■ **YOUR GOAL**
Each line that holds the word "code" counts once; report how many lines do so and nothing else.

>> BEGIN

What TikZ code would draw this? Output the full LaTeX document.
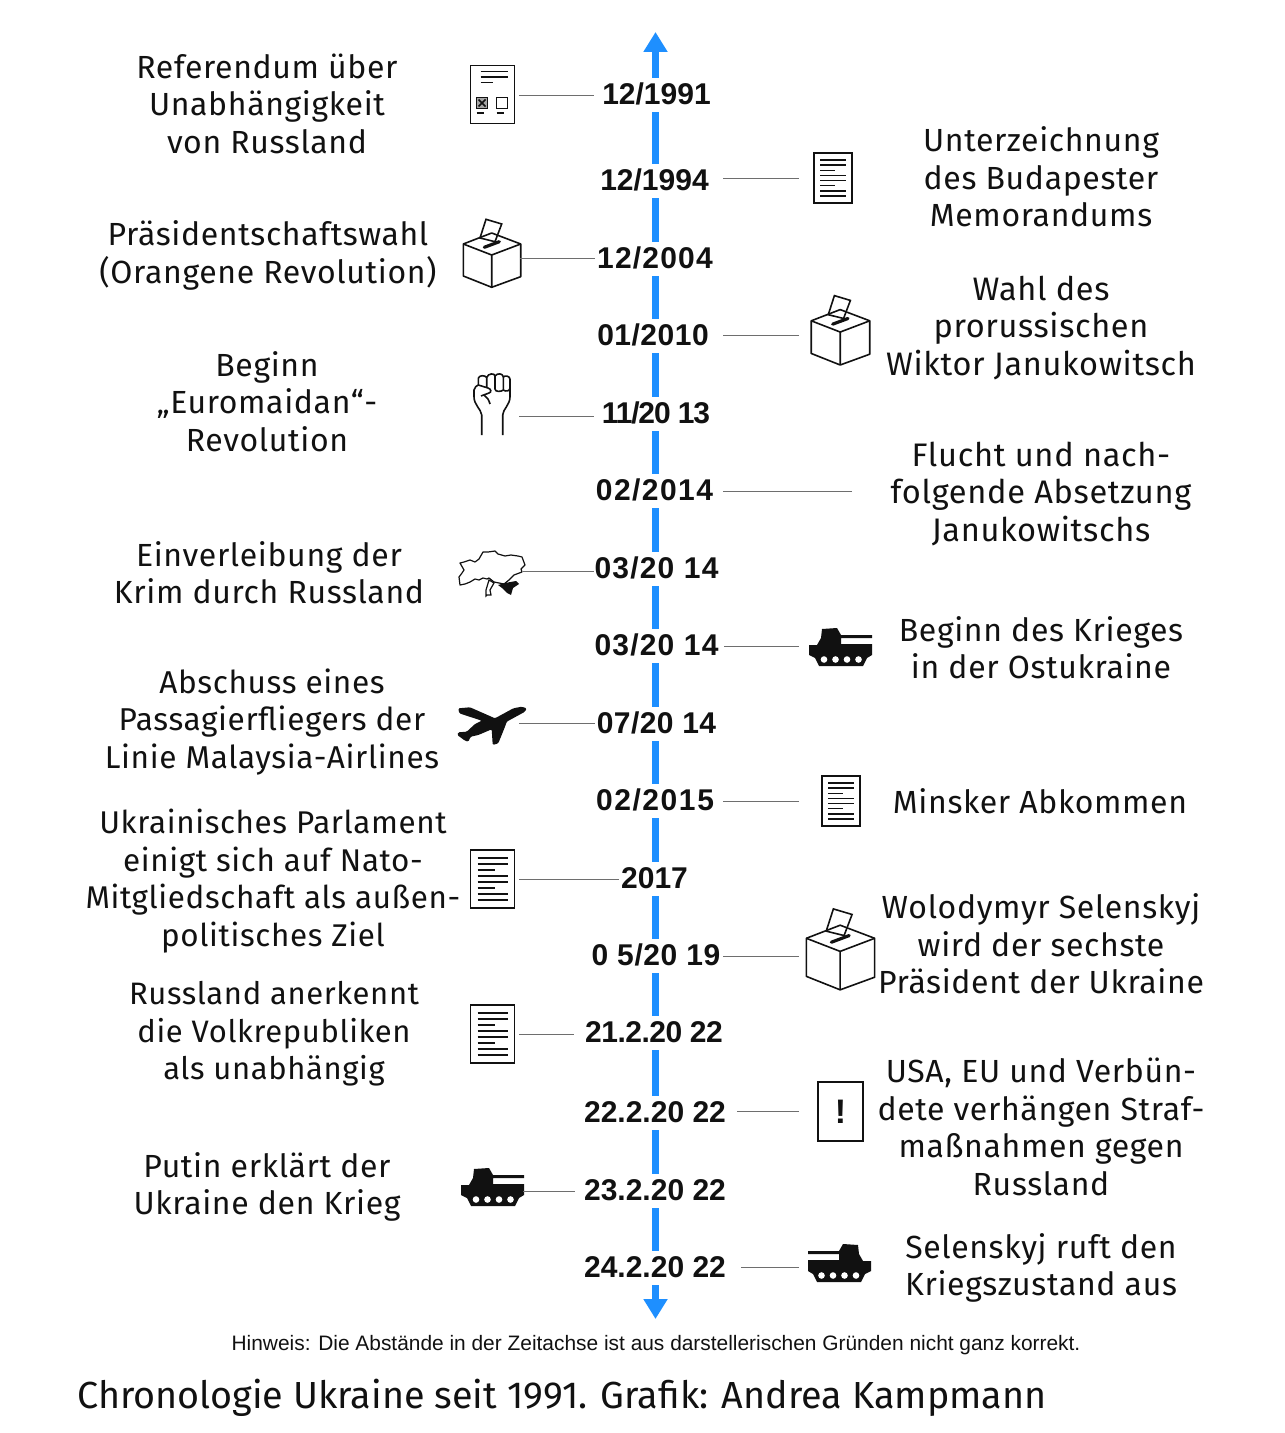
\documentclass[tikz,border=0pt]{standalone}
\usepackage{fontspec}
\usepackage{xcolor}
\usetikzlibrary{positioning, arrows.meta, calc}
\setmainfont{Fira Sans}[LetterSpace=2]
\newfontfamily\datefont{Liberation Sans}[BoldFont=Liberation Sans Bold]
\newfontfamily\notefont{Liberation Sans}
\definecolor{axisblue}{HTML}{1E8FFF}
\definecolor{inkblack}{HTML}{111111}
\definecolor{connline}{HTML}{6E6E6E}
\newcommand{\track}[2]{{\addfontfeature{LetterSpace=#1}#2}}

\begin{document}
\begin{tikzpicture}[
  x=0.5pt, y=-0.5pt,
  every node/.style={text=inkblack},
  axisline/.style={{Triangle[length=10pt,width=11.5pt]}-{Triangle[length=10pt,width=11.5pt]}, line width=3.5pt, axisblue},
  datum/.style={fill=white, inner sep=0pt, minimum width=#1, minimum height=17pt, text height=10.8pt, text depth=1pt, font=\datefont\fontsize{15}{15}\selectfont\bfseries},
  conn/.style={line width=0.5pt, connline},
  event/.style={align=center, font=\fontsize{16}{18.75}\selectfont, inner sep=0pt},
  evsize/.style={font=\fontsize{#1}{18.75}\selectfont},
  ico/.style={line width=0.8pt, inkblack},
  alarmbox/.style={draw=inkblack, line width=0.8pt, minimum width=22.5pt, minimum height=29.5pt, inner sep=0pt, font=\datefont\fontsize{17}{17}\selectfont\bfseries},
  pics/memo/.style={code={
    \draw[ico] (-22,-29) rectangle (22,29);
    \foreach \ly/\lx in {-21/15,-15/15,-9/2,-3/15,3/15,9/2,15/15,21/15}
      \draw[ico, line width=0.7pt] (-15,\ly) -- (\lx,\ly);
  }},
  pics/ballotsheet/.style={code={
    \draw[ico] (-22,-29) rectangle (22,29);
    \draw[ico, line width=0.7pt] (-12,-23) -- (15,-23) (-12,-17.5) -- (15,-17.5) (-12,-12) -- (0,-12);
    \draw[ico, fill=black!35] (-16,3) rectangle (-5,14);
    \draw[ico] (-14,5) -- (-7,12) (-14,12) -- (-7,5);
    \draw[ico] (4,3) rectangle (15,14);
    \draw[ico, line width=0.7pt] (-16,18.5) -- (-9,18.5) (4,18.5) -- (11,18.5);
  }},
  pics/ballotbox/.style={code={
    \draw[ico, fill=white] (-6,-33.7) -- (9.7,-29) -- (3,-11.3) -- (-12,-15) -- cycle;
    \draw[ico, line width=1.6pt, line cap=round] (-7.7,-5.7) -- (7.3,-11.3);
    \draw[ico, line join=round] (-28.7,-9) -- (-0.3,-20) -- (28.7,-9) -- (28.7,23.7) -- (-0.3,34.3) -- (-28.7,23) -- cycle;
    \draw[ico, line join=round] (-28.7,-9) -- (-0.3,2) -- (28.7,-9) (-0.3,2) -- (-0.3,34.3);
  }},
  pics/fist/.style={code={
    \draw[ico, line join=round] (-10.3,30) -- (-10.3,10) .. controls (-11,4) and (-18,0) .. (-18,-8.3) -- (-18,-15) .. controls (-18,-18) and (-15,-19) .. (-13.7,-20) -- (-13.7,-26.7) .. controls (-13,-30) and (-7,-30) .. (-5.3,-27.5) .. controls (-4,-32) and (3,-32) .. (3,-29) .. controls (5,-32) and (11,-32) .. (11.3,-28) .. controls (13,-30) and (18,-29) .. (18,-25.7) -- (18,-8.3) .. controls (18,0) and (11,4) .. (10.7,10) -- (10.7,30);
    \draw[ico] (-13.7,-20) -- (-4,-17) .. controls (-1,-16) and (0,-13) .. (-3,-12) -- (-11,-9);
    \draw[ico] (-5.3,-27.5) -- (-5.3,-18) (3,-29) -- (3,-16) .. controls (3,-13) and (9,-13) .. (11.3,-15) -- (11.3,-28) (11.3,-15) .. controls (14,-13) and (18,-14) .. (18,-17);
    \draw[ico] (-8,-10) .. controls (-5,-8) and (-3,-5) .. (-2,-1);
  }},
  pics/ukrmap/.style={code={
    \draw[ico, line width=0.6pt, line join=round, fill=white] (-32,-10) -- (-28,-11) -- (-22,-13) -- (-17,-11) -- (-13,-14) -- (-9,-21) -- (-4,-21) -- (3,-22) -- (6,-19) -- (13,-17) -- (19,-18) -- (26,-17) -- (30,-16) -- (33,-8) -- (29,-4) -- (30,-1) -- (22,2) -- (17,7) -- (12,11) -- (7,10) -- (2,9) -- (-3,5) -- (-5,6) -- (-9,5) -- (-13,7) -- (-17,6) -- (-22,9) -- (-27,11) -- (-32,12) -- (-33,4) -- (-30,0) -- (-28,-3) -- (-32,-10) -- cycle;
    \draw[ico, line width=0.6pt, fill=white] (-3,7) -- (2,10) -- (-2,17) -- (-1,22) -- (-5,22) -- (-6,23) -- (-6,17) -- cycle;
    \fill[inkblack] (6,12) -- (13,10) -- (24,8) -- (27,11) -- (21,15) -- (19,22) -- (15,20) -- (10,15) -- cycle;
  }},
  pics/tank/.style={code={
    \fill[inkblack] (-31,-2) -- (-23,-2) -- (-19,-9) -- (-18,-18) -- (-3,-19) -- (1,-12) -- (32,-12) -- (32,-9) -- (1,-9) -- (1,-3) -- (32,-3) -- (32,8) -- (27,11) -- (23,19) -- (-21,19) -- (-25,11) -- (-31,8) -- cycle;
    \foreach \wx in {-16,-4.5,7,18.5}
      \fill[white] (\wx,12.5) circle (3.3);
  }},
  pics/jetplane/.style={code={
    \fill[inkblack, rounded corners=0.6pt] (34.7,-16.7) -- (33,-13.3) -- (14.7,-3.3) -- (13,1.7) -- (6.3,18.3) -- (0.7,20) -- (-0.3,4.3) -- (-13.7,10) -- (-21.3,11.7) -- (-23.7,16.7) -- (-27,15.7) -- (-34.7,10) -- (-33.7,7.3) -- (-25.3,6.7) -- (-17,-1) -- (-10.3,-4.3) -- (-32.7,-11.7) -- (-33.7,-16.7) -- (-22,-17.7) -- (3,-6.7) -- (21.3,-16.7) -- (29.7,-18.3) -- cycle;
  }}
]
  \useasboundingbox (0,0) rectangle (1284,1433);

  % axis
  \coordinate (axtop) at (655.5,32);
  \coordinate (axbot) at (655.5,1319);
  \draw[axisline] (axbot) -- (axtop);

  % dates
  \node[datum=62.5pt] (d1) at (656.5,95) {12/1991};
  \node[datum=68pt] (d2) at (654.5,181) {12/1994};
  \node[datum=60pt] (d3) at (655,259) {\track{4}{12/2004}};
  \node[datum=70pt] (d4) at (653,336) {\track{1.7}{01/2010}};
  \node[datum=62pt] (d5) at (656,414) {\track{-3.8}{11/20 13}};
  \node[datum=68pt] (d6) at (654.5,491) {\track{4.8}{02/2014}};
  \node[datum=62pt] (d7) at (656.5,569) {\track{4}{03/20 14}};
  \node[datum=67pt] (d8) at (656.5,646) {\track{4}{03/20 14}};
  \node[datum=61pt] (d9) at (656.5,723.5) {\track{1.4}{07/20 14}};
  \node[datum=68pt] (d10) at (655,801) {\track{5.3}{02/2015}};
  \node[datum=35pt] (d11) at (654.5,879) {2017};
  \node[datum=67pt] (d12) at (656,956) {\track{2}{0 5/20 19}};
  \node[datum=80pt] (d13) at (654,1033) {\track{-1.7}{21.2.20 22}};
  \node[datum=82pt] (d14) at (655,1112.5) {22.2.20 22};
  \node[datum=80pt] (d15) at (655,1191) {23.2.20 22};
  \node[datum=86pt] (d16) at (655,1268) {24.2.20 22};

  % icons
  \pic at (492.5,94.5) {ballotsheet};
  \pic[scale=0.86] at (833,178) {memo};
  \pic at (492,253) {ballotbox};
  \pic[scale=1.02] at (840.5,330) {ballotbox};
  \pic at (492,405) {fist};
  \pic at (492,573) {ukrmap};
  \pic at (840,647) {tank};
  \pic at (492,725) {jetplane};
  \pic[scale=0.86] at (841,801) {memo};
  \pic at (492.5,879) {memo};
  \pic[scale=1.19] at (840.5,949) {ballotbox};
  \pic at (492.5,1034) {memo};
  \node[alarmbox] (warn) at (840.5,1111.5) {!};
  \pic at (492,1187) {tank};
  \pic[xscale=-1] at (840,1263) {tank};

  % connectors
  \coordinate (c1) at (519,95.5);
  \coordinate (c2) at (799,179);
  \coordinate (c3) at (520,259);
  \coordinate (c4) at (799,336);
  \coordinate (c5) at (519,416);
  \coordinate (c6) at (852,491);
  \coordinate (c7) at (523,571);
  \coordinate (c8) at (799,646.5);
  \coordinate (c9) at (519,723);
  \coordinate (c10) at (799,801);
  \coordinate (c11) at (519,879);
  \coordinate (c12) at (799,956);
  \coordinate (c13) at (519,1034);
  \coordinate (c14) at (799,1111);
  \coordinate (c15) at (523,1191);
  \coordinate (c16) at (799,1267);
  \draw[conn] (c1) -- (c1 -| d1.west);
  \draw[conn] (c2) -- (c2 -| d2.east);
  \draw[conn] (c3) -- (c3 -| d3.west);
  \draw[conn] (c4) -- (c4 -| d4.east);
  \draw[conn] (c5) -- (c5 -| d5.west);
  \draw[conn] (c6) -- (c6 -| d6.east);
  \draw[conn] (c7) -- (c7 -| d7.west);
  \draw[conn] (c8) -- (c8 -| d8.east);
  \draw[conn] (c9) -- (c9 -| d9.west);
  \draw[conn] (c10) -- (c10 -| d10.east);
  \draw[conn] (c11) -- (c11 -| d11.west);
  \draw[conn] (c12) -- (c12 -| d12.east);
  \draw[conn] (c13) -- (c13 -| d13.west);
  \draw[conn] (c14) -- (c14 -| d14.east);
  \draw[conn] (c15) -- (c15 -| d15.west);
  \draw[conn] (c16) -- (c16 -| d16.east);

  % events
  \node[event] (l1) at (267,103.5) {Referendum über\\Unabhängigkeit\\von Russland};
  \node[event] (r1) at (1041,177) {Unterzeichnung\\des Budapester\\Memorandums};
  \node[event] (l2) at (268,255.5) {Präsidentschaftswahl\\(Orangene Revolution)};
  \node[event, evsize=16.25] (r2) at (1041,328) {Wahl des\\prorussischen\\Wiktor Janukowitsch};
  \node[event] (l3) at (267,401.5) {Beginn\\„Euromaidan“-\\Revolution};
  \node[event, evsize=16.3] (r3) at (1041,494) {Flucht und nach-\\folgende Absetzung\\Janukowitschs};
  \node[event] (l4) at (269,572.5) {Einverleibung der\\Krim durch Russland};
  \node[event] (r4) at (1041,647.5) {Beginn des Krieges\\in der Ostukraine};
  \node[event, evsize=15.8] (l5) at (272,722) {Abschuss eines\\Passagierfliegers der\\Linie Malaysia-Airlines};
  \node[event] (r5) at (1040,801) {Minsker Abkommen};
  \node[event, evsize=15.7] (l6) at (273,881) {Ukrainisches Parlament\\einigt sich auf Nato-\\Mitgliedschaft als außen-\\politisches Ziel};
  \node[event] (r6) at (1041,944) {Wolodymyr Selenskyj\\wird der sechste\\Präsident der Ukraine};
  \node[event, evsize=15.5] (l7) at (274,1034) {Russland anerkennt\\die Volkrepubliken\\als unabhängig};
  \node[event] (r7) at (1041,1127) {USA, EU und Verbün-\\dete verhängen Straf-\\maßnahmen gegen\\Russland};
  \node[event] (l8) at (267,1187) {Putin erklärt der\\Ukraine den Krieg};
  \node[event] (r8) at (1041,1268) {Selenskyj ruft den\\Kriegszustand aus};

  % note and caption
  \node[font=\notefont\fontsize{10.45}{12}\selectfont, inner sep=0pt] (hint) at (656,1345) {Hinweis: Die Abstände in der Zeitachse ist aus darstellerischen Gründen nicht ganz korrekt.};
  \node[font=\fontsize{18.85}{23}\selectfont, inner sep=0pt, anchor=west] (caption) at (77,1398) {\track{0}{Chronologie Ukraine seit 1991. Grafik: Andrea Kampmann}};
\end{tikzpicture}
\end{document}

>> END

■ **FINISHED EXERCISE**
8